Total Food sales were 1.3% down on February 2013, when they had increased 2.0%. Total Non-Food sales decreased by 0.7% on a year earlier when they had decreased by 0.5%. Adjusted more comprehensively for the estimated effect of online sales, total Non-Food sales would have increased by 1.3%.
Growth in Scotland was below the UK in February. The Scottish three-month average growth was 0.9%, now below the twelve-month average of 1.6%.
David Lonsdale, Director of the Scottish Retail Consortium, said: “These sales figures confirm that Scottish retailers experienced a challenging February. Following the drop in footfall we recorded earlier this week, we have seen total sales falling by 1 per cent and like for like sales dropping 2.5 per cent.
“As in the rest of the UK, we have seen a particularly tough environment in the food market. Margins are under pressure and while the intense competition brings benefits to Scottish consumers in terms of keeping prices low, it can be a challenging environment for the businesses involved.
“It is worth remembering that these results follow a strong start to the year in January and within the overall results there are also some categories that are performing strongly. Footwear in particular is well ahead of the UK average and online and multi-channel sales are also providing a boost for Scottish retailers.”

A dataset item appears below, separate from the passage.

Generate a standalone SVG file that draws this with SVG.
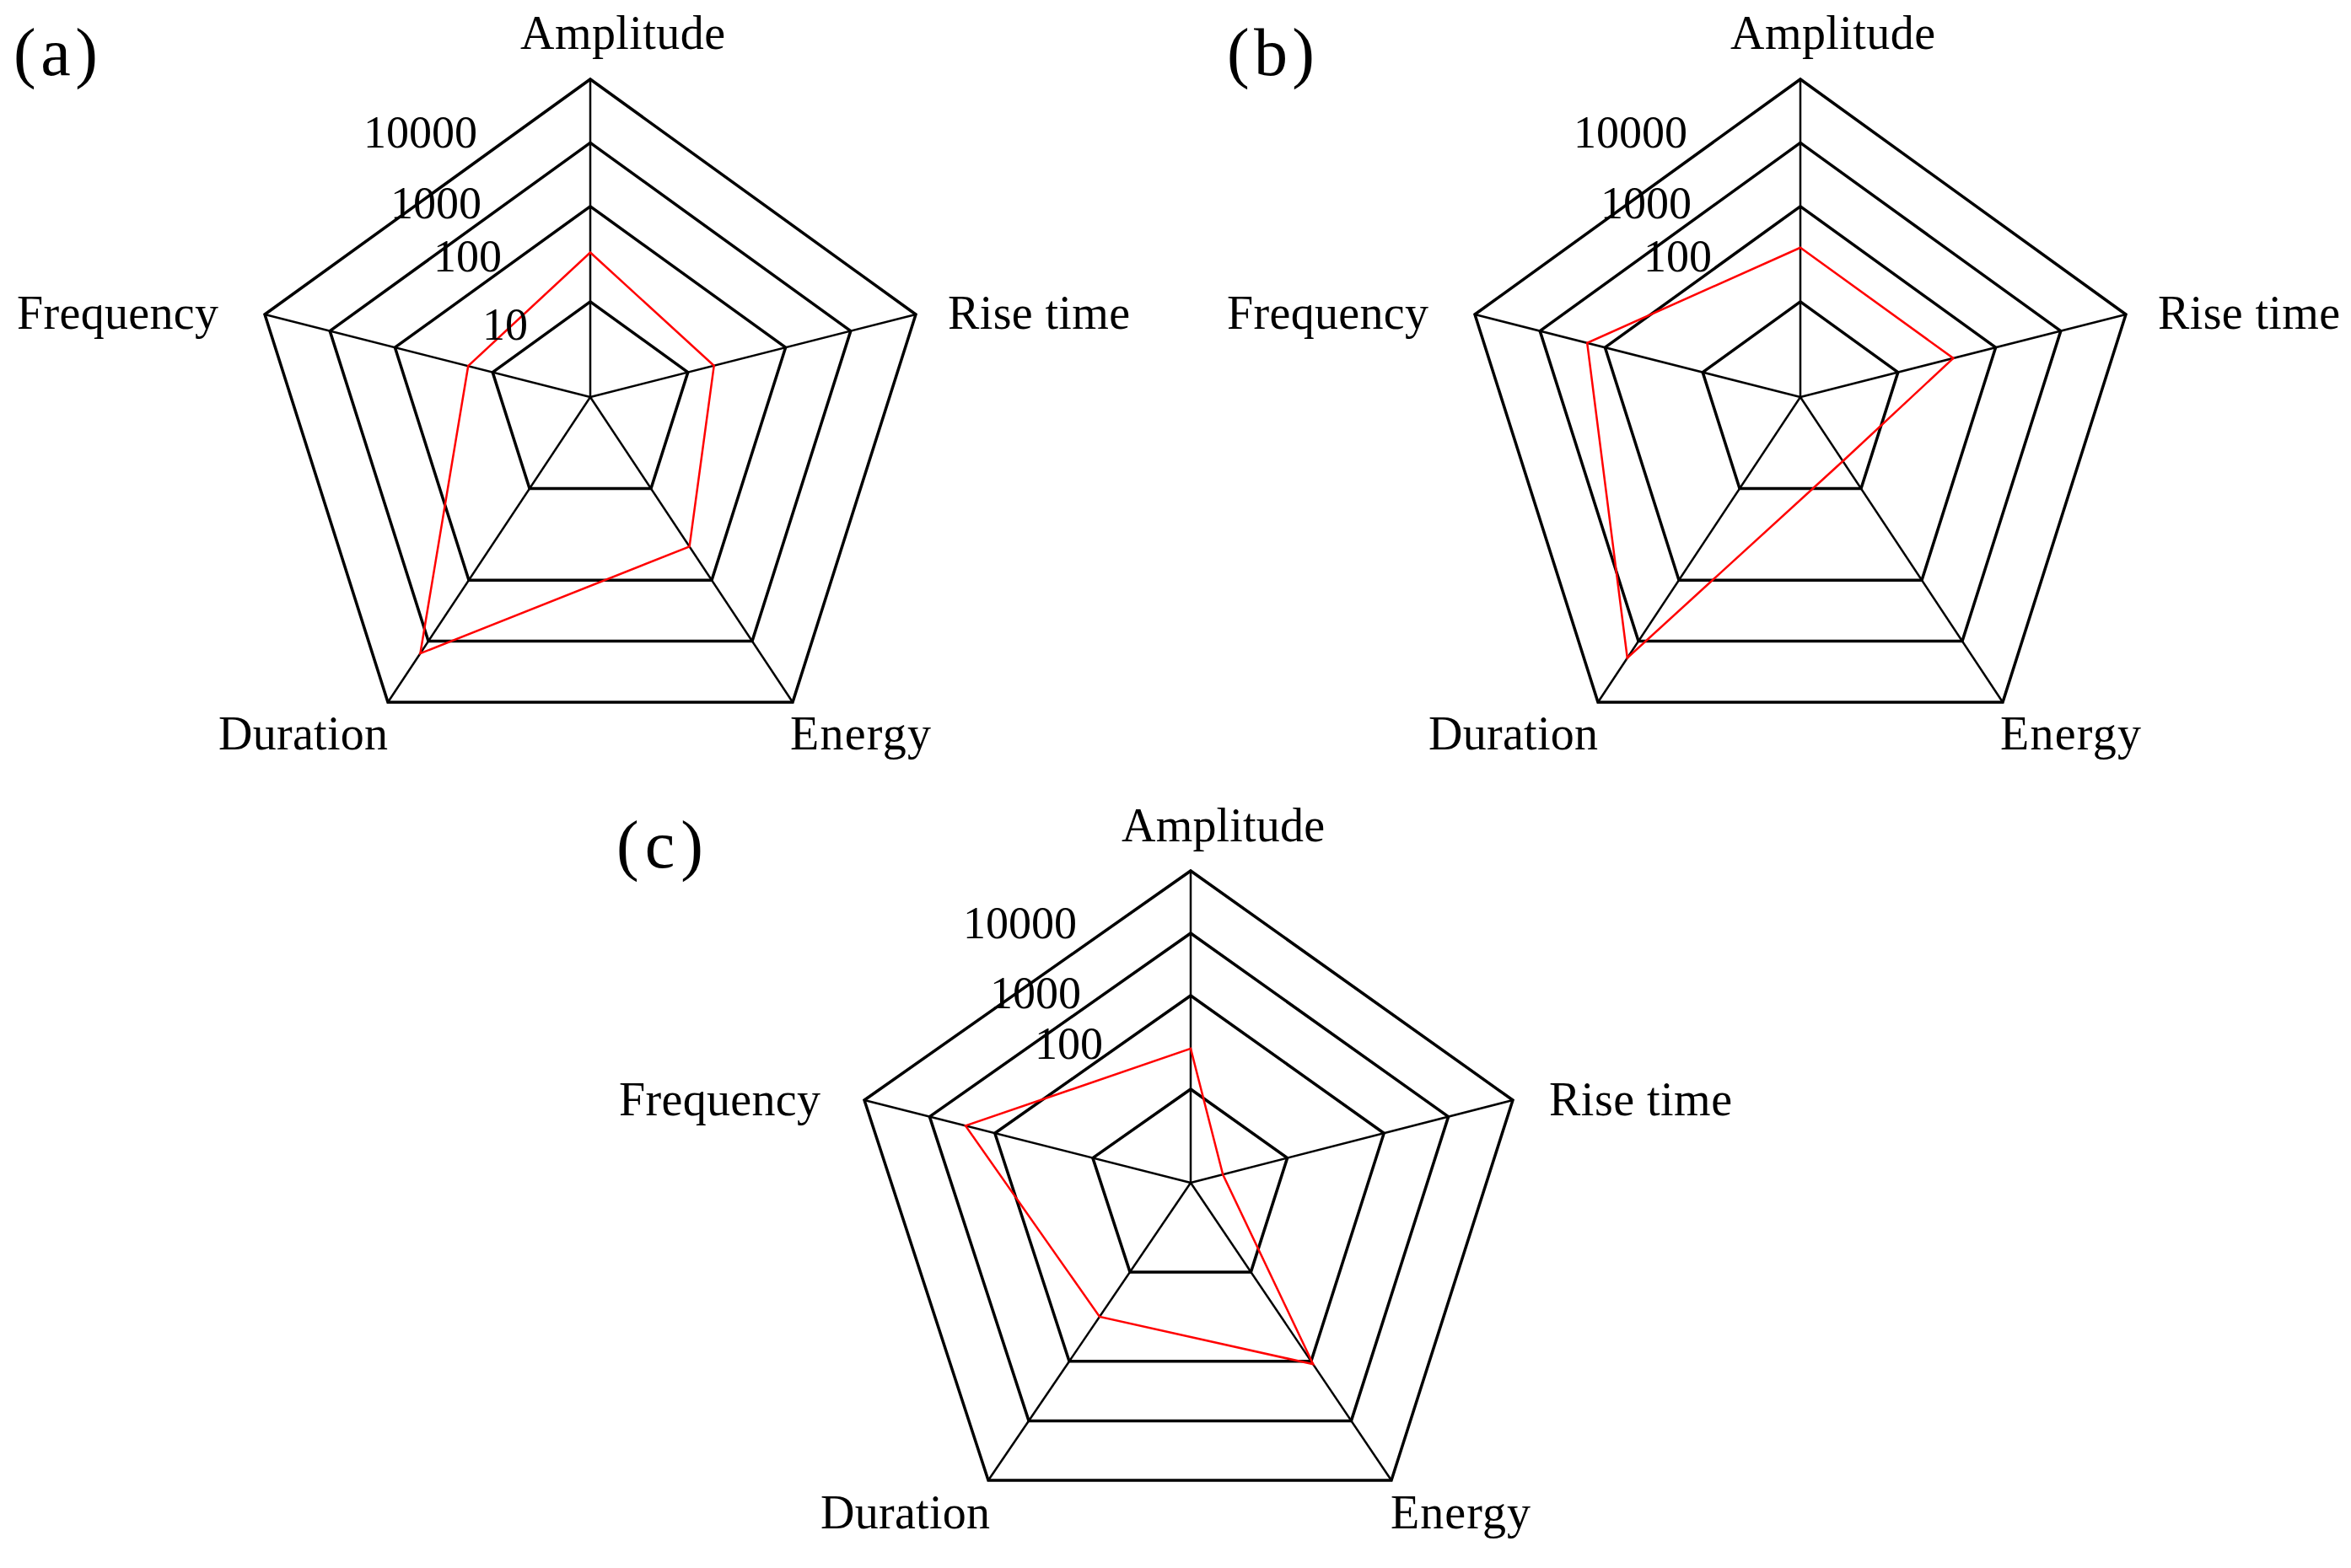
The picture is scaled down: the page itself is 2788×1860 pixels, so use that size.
<svg xmlns="http://www.w3.org/2000/svg" width="2788" height="1860" viewBox="0 0 2788 1860">
<style>
text{font-family:"Liberation Serif","Times New Roman",serif;fill:#000}
.lab{font-size:56px}
.tick{font-size:54px}
.pl{font-size:80px}
.ring{fill:none;stroke:#000;stroke-width:3.5;stroke-linejoin:miter}
.ax{stroke:#000;stroke-width:2.5}
.red{fill:none;stroke:#f00;stroke-width:2.5}
</style>
<defs>
<g id="gridAB">
<polygon class="ring" points="0,-377 386,-98 240,362 -240,362 -386,-98"/>
<polygon class="ring" points="0,-301.6 308.8,-78.4 192,289.6 -192,289.6 -308.8,-78.4"/>
<polygon class="ring" points="0,-226.2 231.6,-58.8 144,217.2 -144,217.2 -231.6,-58.8"/>
<polygon class="ring" points="0,-113.1 115.8,-29.4 72,108.6 -72,108.6 -115.8,-29.4"/>
<g class="ax"><line x1="0" y1="0" x2="0" y2="-377"/><line x1="0" y1="0" x2="386" y2="-98"/><line x1="0" y1="0" x2="240" y2="362"/><line x1="0" y1="0" x2="-240" y2="362"/><line x1="0" y1="0" x2="-386" y2="-98"/></g>
</g>
</defs>
<rect width="2788" height="1860" fill="#fff"/>
<g id="chart-a" transform="translate(700,471)">
<use href="#gridAB"/>
<polygon class="red" points="0,-171.5 146.7,-37.2 117.6,177.4 -201.6,304.1 -144.8,-36.8"/>
</g>
<g id="chart-b" transform="translate(2135,471)">
<use href="#gridAB"/>
<polygon class="red" points="0,-177.2 181.4,-46.1 50.4,76 -205.2,309.5 -252.8,-64.2"/>
</g>
<g id="chart-c" transform="translate(1412,1403)">
<polygon class="ring" points="0,-370 382,-98 238,353 -240,353 -387,-98"/>
<polygon class="ring" points="0,-296 305.6,-78.4 190.4,282.4 -192,282.4 -309.6,-78.4"/>
<polygon class="ring" points="0,-222 229.2,-58.8 142.8,211.8 -144,211.8 -232.2,-58.8"/>
<polygon class="ring" points="0,-111 114.6,-29.4 71.4,105.9 -72,105.9 -116.1,-29.4"/>
<g class="ax"><line x1="0" y1="0" x2="0" y2="-370"/><line x1="0" y1="0" x2="382" y2="-98"/><line x1="0" y1="0" x2="238" y2="353"/><line x1="0" y1="0" x2="-240" y2="353"/><line x1="0" y1="0" x2="-387" y2="-98"/></g>
<polygon class="red" points="0,-159.1 38.2,-9.8 145.2,215.3 -108,158.9 -267,-67.6"/>
</g>
<g id="labels-a">
<text class="pl" x="16" y="89" textLength="100">(a)</text>
<text class="lab" x="617" y="58" textLength="243">Amplitude</text>
<text class="lab" x="1124" y="390" textLength="216">Rise time</text>
<text class="lab" x="20" y="390" textLength="239">Frequency</text>
<text class="lab" x="259" y="889" textLength="201">Duration</text>
<text class="lab" x="937" y="889" textLength="167">Energy</text>
<text class="tick" x="431" y="175">10000</text>
<text class="tick" x="463" y="259">1000</text>
<text class="tick" x="514" y="322">100</text>
<text class="tick" x="572" y="403">10</text>
</g>
<g id="labels-b">
<text class="pl" x="1455" y="89" textLength="104">(b)</text>
<text class="lab" x="2052" y="58" textLength="243">Amplitude</text>
<text class="lab" x="2559" y="390" textLength="216">Rise time</text>
<text class="lab" x="1455" y="390" textLength="239">Frequency</text>
<text class="lab" x="1694" y="889" textLength="201">Duration</text>
<text class="lab" x="2372" y="889" textLength="167">Energy</text>
<text class="tick" x="1866" y="175">10000</text>
<text class="tick" x="1898" y="259">1000</text>
<text class="tick" x="1949" y="322">100</text>
</g>
<g id="labels-c">
<text class="pl" x="731" y="1029" textLength="103">(c)</text>
<text class="lab" x="1330" y="998" textLength="241">Amplitude</text>
<text class="lab" x="1837" y="1323" textLength="217">Rise time</text>
<text class="lab" x="734" y="1323" textLength="239">Frequency</text>
<text class="lab" x="973" y="1813" textLength="201">Duration</text>
<text class="lab" x="1649" y="1813" textLength="166">Energy</text>
<text class="tick" x="1142" y="1113">10000</text>
<text class="tick" x="1174" y="1196">1000</text>
<text class="tick" x="1227" y="1256">100</text>
</g>
</svg>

David McCorquodale, Head of Retail at KPMG, said: “February saw a reality check on the road to recovery as consumers shunned the economic indicators and refused to loosen the spending belts.
“Total food sales suffered their biggest drop, excluding Easter variations, since our records began in January 1999. The battle lines are well defined in this sector and price cuts announced in March will filter through in future months to the benefit of the consumer, but at a cost to the retailers and their suppliers in terms of margin. In non-food, clothing and footwear had a reasonable mid-season month with the weather wet rather than wintry. Adjusting non-food sales for the estimated effect of a more comprehensive set of on-line sales hints at modest growth.
“Looking forward, wage rate inflation and house price recovery are showing tangible recovery which will in turn be reflected in High Street spending. However, the next few months will be dominated by the spotlight being shone on the grocery sector and how that filters through to family budgets.”